Work to complete: Return each line of the data below exactly, omitting any pictures.

Raw data:
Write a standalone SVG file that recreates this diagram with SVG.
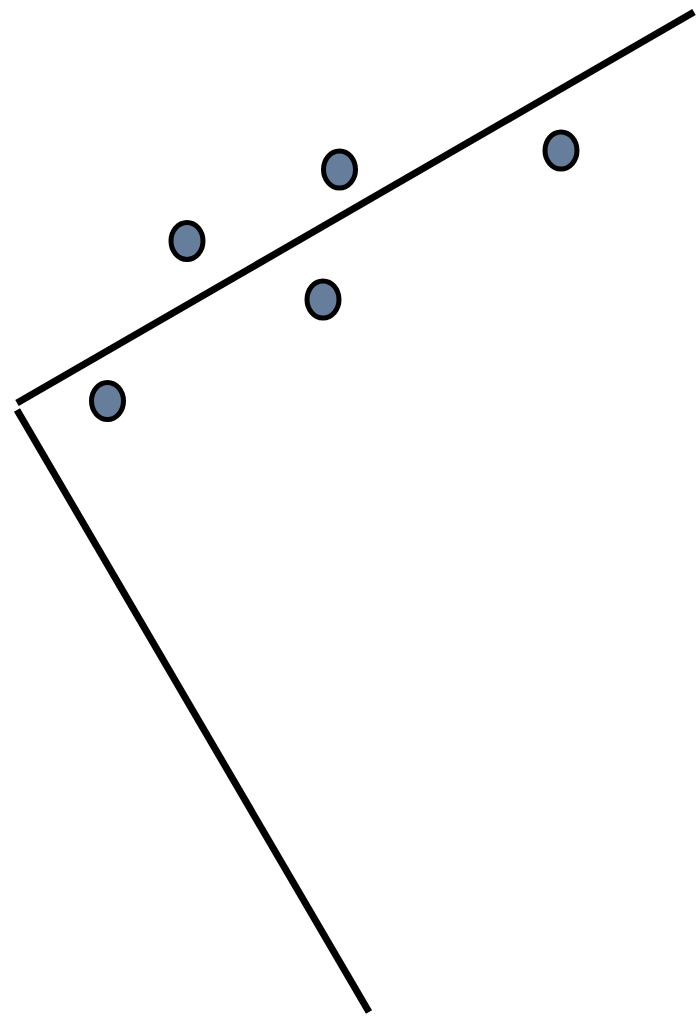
<svg xmlns="http://www.w3.org/2000/svg" width="697" height="1018" viewBox="0 0 697 1018">
<style>
.ln{stroke:#000;stroke-width:7;fill:none;stroke-linecap:butt}
.dot{fill:#667d9c;stroke:#000;stroke-width:5}
</style>
<rect width="697" height="1018" fill="#fff"/>
<g id="connectors">
<line class="ln" x1="17" y1="403" x2="694" y2="12"/>
<line class="ln" x1="17" y1="410" x2="369" y2="1012"/>
</g>
<g id="dot1"><ellipse class="dot" cx="107.5" cy="401" rx="16" ry="18.5"/></g>
<g id="dot2"><ellipse class="dot" cx="187" cy="241" rx="16" ry="18.5"/></g>
<g id="dot3"><ellipse class="dot" cx="339.5" cy="169.5" rx="16" ry="18.5"/></g>
<g id="dot4"><ellipse class="dot" cx="323" cy="299.5" rx="16" ry="18.5"/></g>
<g id="dot5"><ellipse class="dot" cx="561" cy="150.5" rx="16" ry="18.5"/></g>
</svg>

Answer below:
Write a standalone SVG file that recreates this diagram with SVG.
<svg xmlns="http://www.w3.org/2000/svg" width="697" height="1018" viewBox="0 0 697 1018">
<style>
.ln{stroke:#000;stroke-width:7;fill:none;stroke-linecap:butt}
.dot{fill:#667d9c;stroke:#000;stroke-width:5}
</style>
<rect width="697" height="1018" fill="#fff"/>
<g id="connectors">
<line class="ln" x1="17" y1="403" x2="694" y2="12"/>
<line class="ln" x1="17" y1="410" x2="369" y2="1012"/>
</g>
<g id="dot1"><ellipse class="dot" cx="107.5" cy="401" rx="16" ry="18.5"/></g>
<g id="dot2"><ellipse class="dot" cx="187" cy="241" rx="16" ry="18.5"/></g>
<g id="dot3"><ellipse class="dot" cx="339.5" cy="169.5" rx="16" ry="18.5"/></g>
<g id="dot4"><ellipse class="dot" cx="323" cy="299.5" rx="16" ry="18.5"/></g>
<g id="dot5"><ellipse class="dot" cx="561" cy="150.5" rx="16" ry="18.5"/></g>
</svg>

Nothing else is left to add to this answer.